L'Algérie célèbre en grande pompe le 60e anniversaire de son indépendance
L'Algérie célèbre mardi en grande pompe, avec notamment une parade militaire d'ampleur inédite, le 60ème anniversaire de son indépendance après 132 ans de colonisation française, dont la mémoire crispe toujours ses relations avec Paris.
Après près de huit ans de guerre entre les insurgés algériens et l'armée française, les armes se sont tues le 18 mars 1962 aux termes des accords historiques d'Evian, ouvrant la voie à la proclamation d'indépendance de l'Algérie le 5 juillet de la même année, approuvée quelques jours plus tôt par 99,72% des voix lors d'un référendum d'autodétermination.
La fermeture à la circulation automobile de cette principale voie d'accès au centre de la capitale a provoqué d'énormes embouteillages sur les routes menant d'Alger à sa banlieue est.
Plusieurs hôtes étrangers, parmi lesquels les présidents palestinien Mahmoud Abbas, tunisien Kais Saied et nigérien Mohamed Bazoum, doivent assister à ce défilé militaire, qui sera supervisé par le chef d'Etat Abdelmadjid Tebboune.
- "Coupable" -
L'indépendance a été arrachée au terme de sept ans et demi de guerre qui a fait des centaines de milliers de morts, faisant de l'Algérie la seule ex-colonie française d'Afrique dans les années 1960 à s'affranchir par les armes de la tutelle de la France.
Mais 60 ans après la fin de la colonisation, les plaies restent vives en Algérie alors que la France exclut toute "repentance" ou "excuses", bien que le président français Emmanuel Macron s'efforce depuis son élection d'apaiser les mémoires avec une série de gestes symboliques.
"On ne peut oublier ou effacer par n'importe quel procédé que ce soit, le génocide humain, le génocide culturel et le génocide identitaire dont la France coloniale reste coupable", a ainsi affirmé Salah Goudjil, président du Conseil de la Nation, la chambre haute du Parlement, et vétéran de la guerre d'indépendance, dans une interview lundi dans le journal l'Expression.
En mars, Abdelmadjid Tebboune avait déclaré que le dossier mémoriel devrait être abordé d'une manière "équitable", ajoutant que les "crimes" de la colonisation française ne sauraient être frappés de prescription.
La relation bilatérale semblait avoir atteint son plus bas niveau en octobre lorsque M. Macron avait affirmé que l'Algérie s'était construite après son indépendance sur "une rente mémorielle", entretenue par "le système politico-militaire", suscitant l'ire d'Alger.
Mais les relations se sont progressivement réchauffées ces derniers mois et M. Macron et son homologue algérien Abdelmadjid Tebboune ont exprimé leur volonté de les "approfondir" lors d'un entretien téléphonique le 18 juin.
Lundi soir, la présidence française a annoncé qu'Emmanuel Macron avait adressé une lettre à son homologue algérien à l'occasion du 60e anniversaire de l'indépendance, dans laquelle il appelle au "renforcement des lien déjà forts" entre les deux pays.
"Il y réitère, en outre, son engagement à poursuivre sa démarche de reconnaissance de la vérité et de réconciliation des mémoires des peuples algérien et français", ajoute l'Elysée qui précise qu'une gerbe sera déposée mardi en son nom au Mémorial national de la guerre d'Algérie, à Paris, en hommage aux victimes du massacre d’Européens à Oran, le 5 juillet 1962.
- "Instrumentalisation" -
"Les relations entre le système de pouvoir en Algérie et la France officielle sont rythmées par des crises et de pseudo-retrouvailles depuis l'indépendance du pays", souligne le président du parti d'opposition Rassemblement pour la culture et la démocratie (RCD), Athmane Mazouz.
"Au stade actuel, personne ne peut parier un sou pour parler de refondation.
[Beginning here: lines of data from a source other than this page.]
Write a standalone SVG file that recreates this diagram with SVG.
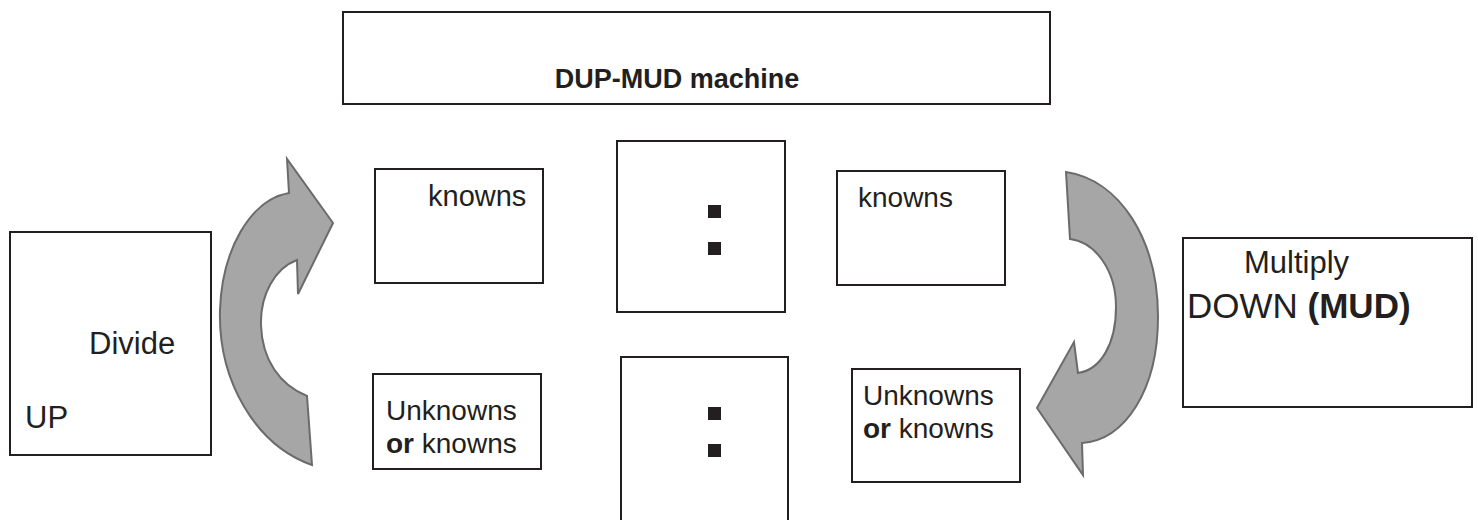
<svg xmlns="http://www.w3.org/2000/svg" width="1478" height="520" viewBox="0 0 1478 520">
<style>
.box{fill:#fff;stroke:#231f20;stroke-width:2}
.t{font-family:"Liberation Sans",Arial,sans-serif;font-size:28px;fill:#231f20}
.b{font-weight:bold}
.arrow{fill:#a6a6a6;stroke:#6b6b6b;stroke-width:2;stroke-linejoin:miter}
.dot{fill:#231f20}
</style>
<rect width="1478" height="520" fill="#fff"/>
<g id="connectors">
<path class="arrow" d="M312,465 L307,396 C280,385 262,360 261,325 C260,295 275,268 297,260 L298,294 L333,223 L287,159 L289,193 C250,200 222,250 220,310 C218,380 255,445 312,465 Z"/>
<path class="arrow" d="M1066,172 C1120,180 1158,240 1158,317 C1158,390 1125,440 1082,443 L1083,475 L1037,408 L1074,342 L1078,373 C1100,370 1116,345 1116,307 C1116,270 1095,242 1070,239 Z"/>
</g>
<g id="title">
<rect class="box" x="343" y="12" width="707" height="92"/>
<text class="t b" x="677" y="88" text-anchor="middle" style="font-size:27px">DUP-MUD machine</text>
</g>
<g id="divide-up">
<rect class="box" x="10" y="232" width="201" height="223"/>
<text class="t" x="89" y="354" style="font-size:31px">Divide</text>
<text class="t" x="25" y="428" style="font-size:31px">UP</text>
</g>
<g id="knowns-left">
<rect class="box" x="375" y="169" width="168" height="114"/>
<text class="t" x="428" y="206" style="font-size:29px">knowns</text>
</g>
<g id="unknowns-left">
<rect class="box" x="373" y="374" width="168" height="95"/>
<text class="t" x="386" y="420">Unknowns</text>
<text class="t" x="386" y="453"><tspan class="b">or</tspan> knowns</text>
</g>
<g id="ratio-top">
<rect class="box" x="617" y="141" width="168" height="171"/>
<rect class="dot" x="708" y="205" width="13" height="13"/>
<rect class="dot" x="708" y="242" width="13" height="13"/>
</g>
<g id="ratio-bottom">
<rect class="box" x="621" y="357" width="167" height="170"/>
<rect class="dot" x="708" y="407" width="13" height="13"/>
<rect class="dot" x="708" y="444" width="13" height="13"/>
</g>
<g id="knowns-right">
<rect class="box" x="837" y="171" width="168" height="114"/>
<text class="t" x="858" y="207">knowns</text>
</g>
<g id="unknowns-right">
<rect class="box" x="852" y="369" width="168" height="113"/>
<text class="t" x="863" y="405">Unknowns</text>
<text class="t" x="863" y="438"><tspan class="b">or</tspan> knowns</text>
</g>
<g id="multiply-down">
<rect class="box" x="1183" y="238" width="289" height="169"/>
<text class="t" x="1244" y="273" style="font-size:31px">Multiply</text>
<text class="t" x="1187" y="318" style="font-size:35px">DOWN <tspan class="b">(MUD)</tspan></text>
</g>
</svg>
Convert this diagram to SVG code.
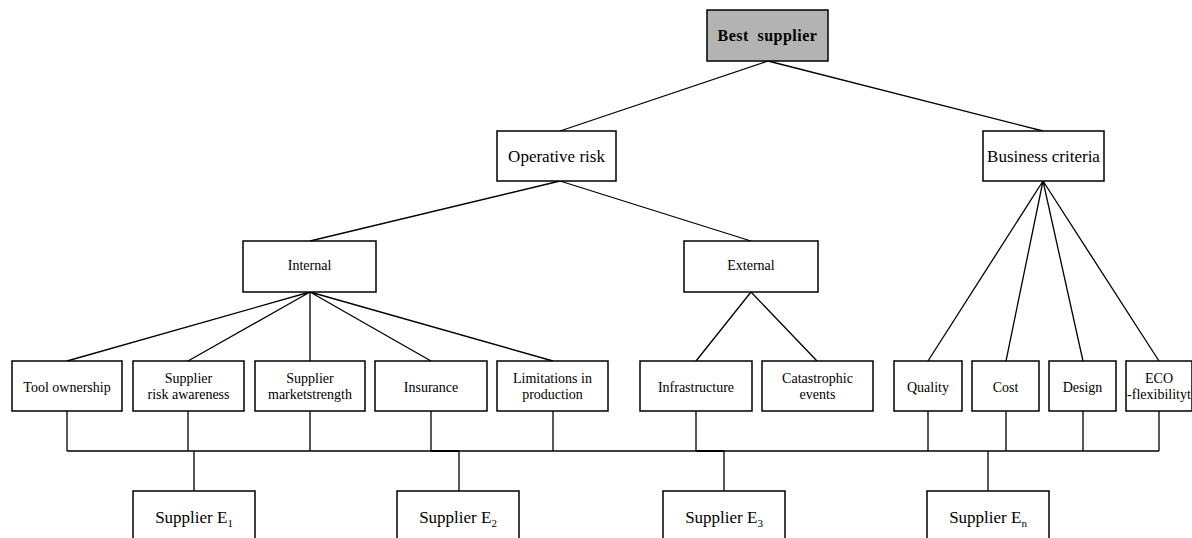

L'instrumentalisation de cette relation d'un côté comme de l'autre n'échappe à personne", ajoute-t-il.
Sur le plan intérieur, le pouvoir a mis à profit l'anniversaire pour tenter d'alléger les crispations, trois ans après avoir été ébranlé par les manifestations prodémocratie du Hirak.
M. Tebboune a en effet lancé en mai une initiative pour briser l'immobilisme politique en recevant à tour de rôle plusieurs dirigeants de partis politiques, y compris de l'opposition, et des responsables d'organisations syndicales et patronales.